→ Written problem
In the listing that follows, retype every line from the first through the one containing "(0,0) rectangle (1103,1122);". Pictures are to be left out.

→ Material
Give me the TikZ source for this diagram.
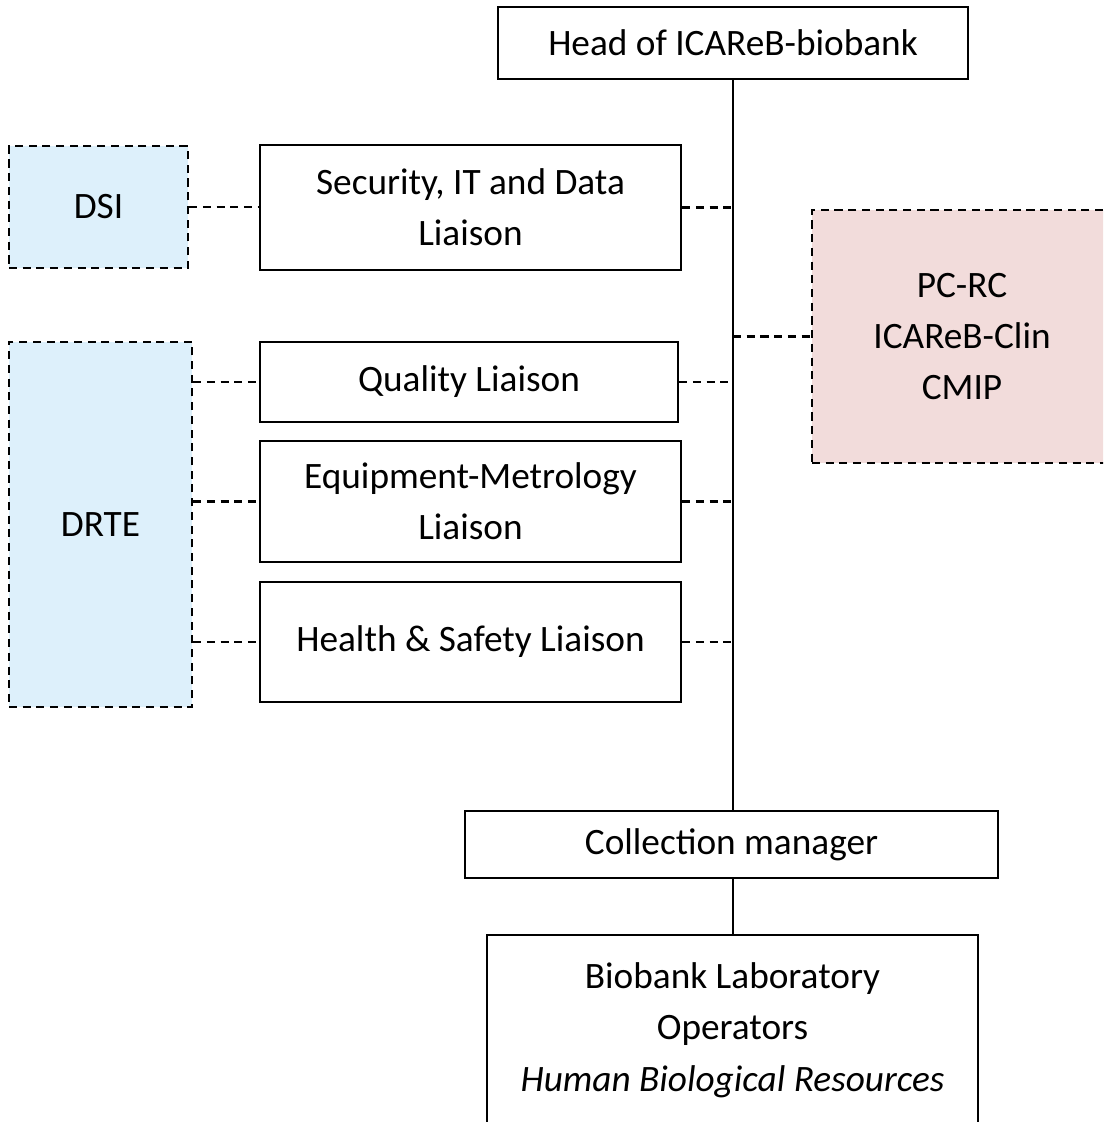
\documentclass[tikz,border=0pt]{standalone}
\usepackage{fontspec}
\setmainfont{Carlito}
\definecolor{dsiblue}{HTML}{DDF0FB}
\definecolor{pcpink}{HTML}{F2DCDB}

\begin{document}
\begin{tikzpicture}[x=0.01cm,y=-0.01cm,
        box/.style={draw,line width=0.6pt,inner sep=0pt,align=center,font=\fontsize{10.6}{14.6}\selectfont},
        ext/.style={box,dash pattern=on 2.3pt off 1.6pt},
        dline/.style={line width=0.6pt,dash pattern=on 2.3pt off 1.6pt}]
    \clip (0,0) rectangle (1103,1122);

    \node[box,minimum width=4.70cm,minimum height=0.72cm] (head) at (733,43) {Head of ICAReB-biobank};
    \node[box,minimum width=4.21cm,minimum height=1.25cm] (sec) at (470.5,207.5) {Security, IT and Data\\Liaison};
    \node[box,minimum width=4.18cm,minimum height=0.80cm] (qual) at (469,382) {Quality Liaison};
    \node[box,minimum width=4.21cm,minimum height=1.21cm] (equip) at (470.5,501.5) {Equipment-Metrology\\Liaison};
    \node[box,minimum width=4.21cm,minimum height=1.20cm] (health) at (470.5,642) {Health \& Safety Liaison};
    \node[box,minimum width=5.33cm,minimum height=0.67cm] (coll) at (731.5,844.5) {Collection manager};
    \node[box,minimum width=4.91cm,minimum height=1.90cm] (lab) at (732.5,1030) {Biobank Laboratory\\Operators\\\textit{Human Biological Resources}};

    \node[ext,fill=dsiblue,minimum width=1.79cm,minimum height=1.22cm] (dsi) at (98.5,207) {DSI};
    \node[ext,fill=dsiblue,minimum width=1.83cm,minimum height=3.65cm] (drte) at (100.5,524.5) {DRTE};
    \node[ext,fill=pcpink,minimum width=3.00cm,minimum height=2.53cm] (pc) at (962,336.5) {PC-RC\\ICAReB-Clin\\CMIP};

    \draw[line width=0.6pt] (head.south) -- (head.south |- coll.north);
    \draw[line width=0.6pt] (coll.south -| head.south) -- (lab.north -| head.south);

    \draw[dline] (sec.east) -- (sec.east -| head.south);
    \draw[dline] (qual.east) -- (qual.east -| head.south);
    \draw[dline] (equip.east) -- (equip.east -| head.south);
    \draw[dline] (health.east) -- (health.east -| head.south);
    \draw[dline] (pc.west -| head.south) -- (pc.west);

    \draw[dline] (dsi.east) -- (dsi.east -| sec.west);
    \draw[dline] (qual.west -| drte.east) -- (qual.west);
    \draw[dline] (equip.west -| drte.east) -- (equip.west);
    \draw[dline] (health.west -| drte.east) -- (health.west);
\end{tikzpicture}
\end{document}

→ Worked solution
Give me the TikZ source for this diagram.
\documentclass[tikz,border=0pt]{standalone}
\usepackage{fontspec}
\setmainfont{Carlito}
\definecolor{dsiblue}{HTML}{DDF0FB}
\definecolor{pcpink}{HTML}{F2DCDB}

\begin{document}
\begin{tikzpicture}[x=0.01cm,y=-0.01cm,
        box/.style={draw,line width=0.6pt,inner sep=0pt,align=center,font=\fontsize{10.6}{14.6}\selectfont},
        ext/.style={box,dash pattern=on 2.3pt off 1.6pt},
        dline/.style={line width=0.6pt,dash pattern=on 2.3pt off 1.6pt}]
    \clip (0,0) rectangle (1103,1122);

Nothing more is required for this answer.